- [WHAT IS NEEDED]: Transcribe the lines from the start of the data below through the line with "2.37, 2.26, 3.07];", word for word and nothing more.

========================================================================

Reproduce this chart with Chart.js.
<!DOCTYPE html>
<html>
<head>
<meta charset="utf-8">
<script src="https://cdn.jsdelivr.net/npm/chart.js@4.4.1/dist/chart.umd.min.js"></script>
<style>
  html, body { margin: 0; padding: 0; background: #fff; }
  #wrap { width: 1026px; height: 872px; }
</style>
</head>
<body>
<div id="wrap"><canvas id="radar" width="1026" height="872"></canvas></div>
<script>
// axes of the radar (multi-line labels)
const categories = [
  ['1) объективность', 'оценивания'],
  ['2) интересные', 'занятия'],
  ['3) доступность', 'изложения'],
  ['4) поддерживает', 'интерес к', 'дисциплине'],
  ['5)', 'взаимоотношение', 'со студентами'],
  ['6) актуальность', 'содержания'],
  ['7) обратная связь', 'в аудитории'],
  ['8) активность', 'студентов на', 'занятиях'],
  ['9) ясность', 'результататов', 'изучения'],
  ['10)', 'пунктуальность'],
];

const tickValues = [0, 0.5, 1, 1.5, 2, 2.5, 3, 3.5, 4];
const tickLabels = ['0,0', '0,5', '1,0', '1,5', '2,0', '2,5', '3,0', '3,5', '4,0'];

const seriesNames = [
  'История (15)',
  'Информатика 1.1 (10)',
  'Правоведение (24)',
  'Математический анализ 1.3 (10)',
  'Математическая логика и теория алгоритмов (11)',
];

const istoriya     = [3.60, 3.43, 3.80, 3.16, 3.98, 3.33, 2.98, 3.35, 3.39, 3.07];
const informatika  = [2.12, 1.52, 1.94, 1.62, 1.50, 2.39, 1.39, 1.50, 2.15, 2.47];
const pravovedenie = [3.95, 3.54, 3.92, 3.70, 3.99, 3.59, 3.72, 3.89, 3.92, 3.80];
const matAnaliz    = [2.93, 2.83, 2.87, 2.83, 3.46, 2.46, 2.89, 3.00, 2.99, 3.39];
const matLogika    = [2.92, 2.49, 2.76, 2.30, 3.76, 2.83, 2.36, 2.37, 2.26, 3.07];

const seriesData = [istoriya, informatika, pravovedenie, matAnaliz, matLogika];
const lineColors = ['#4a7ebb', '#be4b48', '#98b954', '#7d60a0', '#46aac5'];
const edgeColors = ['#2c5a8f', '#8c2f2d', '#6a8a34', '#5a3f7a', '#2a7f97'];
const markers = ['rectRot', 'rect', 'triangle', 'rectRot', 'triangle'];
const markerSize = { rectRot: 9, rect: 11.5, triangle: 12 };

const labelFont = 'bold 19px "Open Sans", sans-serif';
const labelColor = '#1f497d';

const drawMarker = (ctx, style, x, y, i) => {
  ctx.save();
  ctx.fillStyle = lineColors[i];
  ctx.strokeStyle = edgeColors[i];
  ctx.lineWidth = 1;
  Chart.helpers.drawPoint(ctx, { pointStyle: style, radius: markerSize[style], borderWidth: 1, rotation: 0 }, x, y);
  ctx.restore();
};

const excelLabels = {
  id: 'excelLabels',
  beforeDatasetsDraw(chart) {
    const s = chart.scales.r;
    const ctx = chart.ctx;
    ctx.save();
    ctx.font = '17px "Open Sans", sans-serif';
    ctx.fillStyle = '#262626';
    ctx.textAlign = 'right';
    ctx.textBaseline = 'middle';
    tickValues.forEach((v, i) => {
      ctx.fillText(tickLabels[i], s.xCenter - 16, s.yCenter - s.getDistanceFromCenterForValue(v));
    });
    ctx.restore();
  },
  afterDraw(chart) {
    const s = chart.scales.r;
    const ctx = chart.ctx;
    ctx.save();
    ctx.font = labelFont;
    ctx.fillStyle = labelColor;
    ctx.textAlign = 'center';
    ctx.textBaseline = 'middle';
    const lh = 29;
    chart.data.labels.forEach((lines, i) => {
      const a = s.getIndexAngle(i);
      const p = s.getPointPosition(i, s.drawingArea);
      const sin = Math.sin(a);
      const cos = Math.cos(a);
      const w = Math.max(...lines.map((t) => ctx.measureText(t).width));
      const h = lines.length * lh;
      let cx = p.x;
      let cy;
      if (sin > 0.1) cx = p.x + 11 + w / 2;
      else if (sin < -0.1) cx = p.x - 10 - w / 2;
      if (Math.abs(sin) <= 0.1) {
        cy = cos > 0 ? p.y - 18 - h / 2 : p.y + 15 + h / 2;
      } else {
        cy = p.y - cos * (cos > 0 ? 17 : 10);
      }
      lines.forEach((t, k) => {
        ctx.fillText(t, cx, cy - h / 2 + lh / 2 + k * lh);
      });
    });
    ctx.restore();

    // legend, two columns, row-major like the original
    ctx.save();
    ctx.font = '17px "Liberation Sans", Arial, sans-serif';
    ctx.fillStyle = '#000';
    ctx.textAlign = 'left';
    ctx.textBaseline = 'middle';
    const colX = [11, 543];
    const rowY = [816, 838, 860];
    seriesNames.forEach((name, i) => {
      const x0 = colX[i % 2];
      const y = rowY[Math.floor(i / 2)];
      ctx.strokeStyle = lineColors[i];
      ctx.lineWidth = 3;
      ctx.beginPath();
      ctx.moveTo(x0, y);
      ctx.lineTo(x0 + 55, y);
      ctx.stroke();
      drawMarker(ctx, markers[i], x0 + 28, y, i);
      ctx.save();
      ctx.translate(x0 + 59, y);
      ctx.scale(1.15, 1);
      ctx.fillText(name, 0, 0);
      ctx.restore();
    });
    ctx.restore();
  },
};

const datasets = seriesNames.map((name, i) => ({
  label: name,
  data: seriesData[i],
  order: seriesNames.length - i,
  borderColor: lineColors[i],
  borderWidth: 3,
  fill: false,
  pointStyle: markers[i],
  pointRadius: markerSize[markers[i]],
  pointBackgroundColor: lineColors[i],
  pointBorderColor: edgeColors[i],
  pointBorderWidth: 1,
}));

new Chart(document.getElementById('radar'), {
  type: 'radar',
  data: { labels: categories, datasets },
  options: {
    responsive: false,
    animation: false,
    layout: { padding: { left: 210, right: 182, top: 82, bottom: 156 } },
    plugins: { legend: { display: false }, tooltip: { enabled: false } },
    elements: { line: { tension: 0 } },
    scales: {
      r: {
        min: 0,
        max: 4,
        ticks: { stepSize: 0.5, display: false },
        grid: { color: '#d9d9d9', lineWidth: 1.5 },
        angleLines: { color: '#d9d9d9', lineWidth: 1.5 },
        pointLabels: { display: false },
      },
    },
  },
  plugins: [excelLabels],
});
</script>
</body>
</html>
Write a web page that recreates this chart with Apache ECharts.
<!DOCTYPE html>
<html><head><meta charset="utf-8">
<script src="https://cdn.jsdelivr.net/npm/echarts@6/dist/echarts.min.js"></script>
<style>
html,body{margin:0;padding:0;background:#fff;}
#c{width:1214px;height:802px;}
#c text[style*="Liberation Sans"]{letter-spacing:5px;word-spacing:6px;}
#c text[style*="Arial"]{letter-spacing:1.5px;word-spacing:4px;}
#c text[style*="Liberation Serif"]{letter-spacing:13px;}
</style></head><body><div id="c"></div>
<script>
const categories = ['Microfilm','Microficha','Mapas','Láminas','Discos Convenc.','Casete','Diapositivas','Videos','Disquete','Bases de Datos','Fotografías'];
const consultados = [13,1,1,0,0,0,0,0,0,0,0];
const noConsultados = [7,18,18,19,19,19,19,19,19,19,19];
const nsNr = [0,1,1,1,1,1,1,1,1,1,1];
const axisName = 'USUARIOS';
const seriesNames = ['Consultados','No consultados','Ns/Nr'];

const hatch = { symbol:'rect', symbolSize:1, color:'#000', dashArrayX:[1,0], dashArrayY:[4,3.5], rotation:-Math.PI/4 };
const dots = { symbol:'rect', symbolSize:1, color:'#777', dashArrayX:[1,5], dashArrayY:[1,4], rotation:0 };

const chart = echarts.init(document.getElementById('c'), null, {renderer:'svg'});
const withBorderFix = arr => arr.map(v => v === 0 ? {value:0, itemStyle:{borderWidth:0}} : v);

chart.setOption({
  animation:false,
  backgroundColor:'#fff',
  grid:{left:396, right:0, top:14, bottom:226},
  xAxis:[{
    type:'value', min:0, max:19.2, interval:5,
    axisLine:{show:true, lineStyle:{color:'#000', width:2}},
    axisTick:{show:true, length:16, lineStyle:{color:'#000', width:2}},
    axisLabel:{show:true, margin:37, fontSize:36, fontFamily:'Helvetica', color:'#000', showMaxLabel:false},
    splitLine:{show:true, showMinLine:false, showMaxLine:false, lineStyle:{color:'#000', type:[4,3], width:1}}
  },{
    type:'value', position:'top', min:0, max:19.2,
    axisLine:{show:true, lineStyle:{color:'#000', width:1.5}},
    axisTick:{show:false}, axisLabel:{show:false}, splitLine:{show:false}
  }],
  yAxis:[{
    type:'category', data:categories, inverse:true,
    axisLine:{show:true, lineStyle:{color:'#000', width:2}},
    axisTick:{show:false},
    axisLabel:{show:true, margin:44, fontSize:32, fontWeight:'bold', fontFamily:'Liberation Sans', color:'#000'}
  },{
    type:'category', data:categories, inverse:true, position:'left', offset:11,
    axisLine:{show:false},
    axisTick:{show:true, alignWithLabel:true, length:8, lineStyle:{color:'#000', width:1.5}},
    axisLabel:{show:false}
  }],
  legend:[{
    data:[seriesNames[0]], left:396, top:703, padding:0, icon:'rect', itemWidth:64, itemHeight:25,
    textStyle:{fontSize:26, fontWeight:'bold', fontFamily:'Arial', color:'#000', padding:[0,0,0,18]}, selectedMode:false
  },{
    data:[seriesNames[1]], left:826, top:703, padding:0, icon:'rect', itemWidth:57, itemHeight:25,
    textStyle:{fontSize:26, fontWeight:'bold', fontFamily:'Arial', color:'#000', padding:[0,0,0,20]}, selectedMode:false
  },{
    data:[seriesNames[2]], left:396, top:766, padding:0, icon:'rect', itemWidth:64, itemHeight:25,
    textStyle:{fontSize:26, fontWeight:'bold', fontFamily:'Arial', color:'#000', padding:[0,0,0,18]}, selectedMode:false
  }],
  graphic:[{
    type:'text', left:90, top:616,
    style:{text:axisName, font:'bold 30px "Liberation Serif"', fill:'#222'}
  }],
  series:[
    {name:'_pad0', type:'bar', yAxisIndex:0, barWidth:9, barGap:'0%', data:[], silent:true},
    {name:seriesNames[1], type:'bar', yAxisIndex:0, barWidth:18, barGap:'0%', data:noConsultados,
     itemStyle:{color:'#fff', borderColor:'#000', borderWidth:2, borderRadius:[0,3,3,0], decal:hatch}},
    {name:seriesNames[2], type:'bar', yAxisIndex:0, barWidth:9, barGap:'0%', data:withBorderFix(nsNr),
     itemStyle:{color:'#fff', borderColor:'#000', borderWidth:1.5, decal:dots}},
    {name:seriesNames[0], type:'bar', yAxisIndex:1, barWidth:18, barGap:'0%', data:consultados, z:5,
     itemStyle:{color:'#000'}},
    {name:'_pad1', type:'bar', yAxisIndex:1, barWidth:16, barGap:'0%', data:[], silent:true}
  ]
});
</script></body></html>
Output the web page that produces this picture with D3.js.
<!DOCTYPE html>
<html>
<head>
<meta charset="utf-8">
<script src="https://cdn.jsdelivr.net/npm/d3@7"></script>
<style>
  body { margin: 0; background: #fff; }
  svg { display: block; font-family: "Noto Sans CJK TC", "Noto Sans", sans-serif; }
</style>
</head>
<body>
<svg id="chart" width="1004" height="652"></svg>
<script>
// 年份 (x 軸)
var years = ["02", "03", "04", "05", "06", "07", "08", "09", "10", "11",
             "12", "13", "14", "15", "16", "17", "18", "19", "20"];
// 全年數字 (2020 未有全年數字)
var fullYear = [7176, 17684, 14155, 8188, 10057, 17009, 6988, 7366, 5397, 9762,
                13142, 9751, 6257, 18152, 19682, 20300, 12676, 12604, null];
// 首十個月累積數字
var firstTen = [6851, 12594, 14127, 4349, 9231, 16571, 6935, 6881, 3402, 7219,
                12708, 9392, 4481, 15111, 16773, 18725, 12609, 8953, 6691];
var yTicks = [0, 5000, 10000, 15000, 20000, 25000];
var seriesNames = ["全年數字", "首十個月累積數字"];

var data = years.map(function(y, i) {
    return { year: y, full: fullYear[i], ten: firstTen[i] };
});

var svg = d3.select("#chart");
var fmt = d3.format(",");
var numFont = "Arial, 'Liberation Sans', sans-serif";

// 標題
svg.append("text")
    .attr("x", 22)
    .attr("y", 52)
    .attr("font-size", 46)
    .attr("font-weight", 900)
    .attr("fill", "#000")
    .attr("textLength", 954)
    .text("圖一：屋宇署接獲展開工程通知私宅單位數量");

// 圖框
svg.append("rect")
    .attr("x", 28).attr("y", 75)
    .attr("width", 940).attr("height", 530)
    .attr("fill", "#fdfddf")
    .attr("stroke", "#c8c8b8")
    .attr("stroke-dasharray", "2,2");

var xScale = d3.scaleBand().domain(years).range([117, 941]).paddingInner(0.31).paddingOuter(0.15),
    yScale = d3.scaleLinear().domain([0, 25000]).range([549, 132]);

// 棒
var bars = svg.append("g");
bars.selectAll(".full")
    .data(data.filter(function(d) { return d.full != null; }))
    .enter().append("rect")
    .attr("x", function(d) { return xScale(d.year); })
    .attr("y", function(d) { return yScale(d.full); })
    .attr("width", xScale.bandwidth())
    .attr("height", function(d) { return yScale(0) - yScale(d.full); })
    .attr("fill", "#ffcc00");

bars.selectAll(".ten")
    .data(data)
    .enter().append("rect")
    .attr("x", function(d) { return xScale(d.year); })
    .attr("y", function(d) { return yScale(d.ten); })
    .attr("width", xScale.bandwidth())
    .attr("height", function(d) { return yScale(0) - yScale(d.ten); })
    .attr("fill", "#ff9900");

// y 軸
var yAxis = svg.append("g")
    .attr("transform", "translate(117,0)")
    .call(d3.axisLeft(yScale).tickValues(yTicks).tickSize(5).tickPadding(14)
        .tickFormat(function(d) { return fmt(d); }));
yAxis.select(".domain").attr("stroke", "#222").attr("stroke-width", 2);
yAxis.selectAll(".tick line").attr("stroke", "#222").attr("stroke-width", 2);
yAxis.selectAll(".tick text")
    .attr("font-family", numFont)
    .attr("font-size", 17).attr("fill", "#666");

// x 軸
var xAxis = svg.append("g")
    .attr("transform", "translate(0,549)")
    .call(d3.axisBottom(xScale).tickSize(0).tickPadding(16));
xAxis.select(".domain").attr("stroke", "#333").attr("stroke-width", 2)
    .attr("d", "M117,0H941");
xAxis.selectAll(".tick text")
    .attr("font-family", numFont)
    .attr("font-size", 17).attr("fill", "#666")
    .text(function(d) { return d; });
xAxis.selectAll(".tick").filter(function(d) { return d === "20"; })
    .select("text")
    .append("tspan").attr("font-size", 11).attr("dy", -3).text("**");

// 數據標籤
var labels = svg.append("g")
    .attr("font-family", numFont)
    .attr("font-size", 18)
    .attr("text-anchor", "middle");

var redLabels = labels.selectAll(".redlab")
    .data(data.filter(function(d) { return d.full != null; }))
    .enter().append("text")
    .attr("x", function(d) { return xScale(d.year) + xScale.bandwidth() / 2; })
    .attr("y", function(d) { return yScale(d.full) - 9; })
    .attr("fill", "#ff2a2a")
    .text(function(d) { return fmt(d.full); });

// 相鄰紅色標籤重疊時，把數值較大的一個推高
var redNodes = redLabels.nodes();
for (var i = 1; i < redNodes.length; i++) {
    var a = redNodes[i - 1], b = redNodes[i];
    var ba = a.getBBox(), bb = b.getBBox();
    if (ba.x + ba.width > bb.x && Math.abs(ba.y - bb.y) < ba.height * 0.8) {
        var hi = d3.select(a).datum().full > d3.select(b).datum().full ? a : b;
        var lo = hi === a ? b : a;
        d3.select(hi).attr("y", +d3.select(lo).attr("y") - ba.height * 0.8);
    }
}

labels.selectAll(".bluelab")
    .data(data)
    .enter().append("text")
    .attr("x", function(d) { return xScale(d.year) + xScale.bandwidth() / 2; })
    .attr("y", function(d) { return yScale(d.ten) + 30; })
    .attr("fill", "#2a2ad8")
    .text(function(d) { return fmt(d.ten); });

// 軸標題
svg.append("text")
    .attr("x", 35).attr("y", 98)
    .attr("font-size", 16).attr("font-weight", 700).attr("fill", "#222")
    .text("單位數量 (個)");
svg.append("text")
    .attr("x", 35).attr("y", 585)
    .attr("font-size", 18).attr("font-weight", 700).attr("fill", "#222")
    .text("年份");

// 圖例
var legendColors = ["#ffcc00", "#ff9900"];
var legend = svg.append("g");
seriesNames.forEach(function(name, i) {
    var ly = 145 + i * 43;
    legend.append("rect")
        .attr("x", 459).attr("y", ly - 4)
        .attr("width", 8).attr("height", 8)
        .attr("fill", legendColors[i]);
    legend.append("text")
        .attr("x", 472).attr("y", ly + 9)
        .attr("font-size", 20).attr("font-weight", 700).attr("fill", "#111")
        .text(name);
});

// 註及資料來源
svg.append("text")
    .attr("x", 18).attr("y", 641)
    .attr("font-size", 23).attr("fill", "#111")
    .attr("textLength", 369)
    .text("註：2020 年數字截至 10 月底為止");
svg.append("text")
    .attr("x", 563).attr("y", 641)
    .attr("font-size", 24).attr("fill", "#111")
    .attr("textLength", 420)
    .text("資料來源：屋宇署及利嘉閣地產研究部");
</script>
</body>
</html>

========================================================================

- [TASK SOLUTION]:
Reproduce this chart with Chart.js.
<!DOCTYPE html>
<html>
<head>
<meta charset="utf-8">
<script src="https://cdn.jsdelivr.net/npm/chart.js@4.4.1/dist/chart.umd.min.js"></script>
<style>
  html, body { margin: 0; padding: 0; background: #fff; }
  #wrap { width: 1026px; height: 872px; }
</style>
</head>
<body>
<div id="wrap"><canvas id="radar" width="1026" height="872"></canvas></div>
<script>
// axes of the radar (multi-line labels)
const categories = [
  ['1) объективность', 'оценивания'],
  ['2) интересные', 'занятия'],
  ['3) доступность', 'изложения'],
  ['4) поддерживает', 'интерес к', 'дисциплине'],
  ['5)', 'взаимоотношение', 'со студентами'],
  ['6) актуальность', 'содержания'],
  ['7) обратная связь', 'в аудитории'],
  ['8) активность', 'студентов на', 'занятиях'],
  ['9) ясность', 'результататов', 'изучения'],
  ['10)', 'пунктуальность'],
];

const tickValues = [0, 0.5, 1, 1.5, 2, 2.5, 3, 3.5, 4];
const tickLabels = ['0,0', '0,5', '1,0', '1,5', '2,0', '2,5', '3,0', '3,5', '4,0'];

const seriesNames = [
  'История (15)',
  'Информатика 1.1 (10)',
  'Правоведение (24)',
  'Математический анализ 1.3 (10)',
  'Математическая логика и теория алгоритмов (11)',
];

const istoriya     = [3.60, 3.43, 3.80, 3.16, 3.98, 3.33, 2.98, 3.35, 3.39, 3.07];
const informatika  = [2.12, 1.52, 1.94, 1.62, 1.50, 2.39, 1.39, 1.50, 2.15, 2.47];
const pravovedenie = [3.95, 3.54, 3.92, 3.70, 3.99, 3.59, 3.72, 3.89, 3.92, 3.80];
const matAnaliz    = [2.93, 2.83, 2.87, 2.83, 3.46, 2.46, 2.89, 3.00, 2.99, 3.39];
const matLogika    = [2.92, 2.49, 2.76, 2.30, 3.76, 2.83, 2.36, 2.37, 2.26, 3.07];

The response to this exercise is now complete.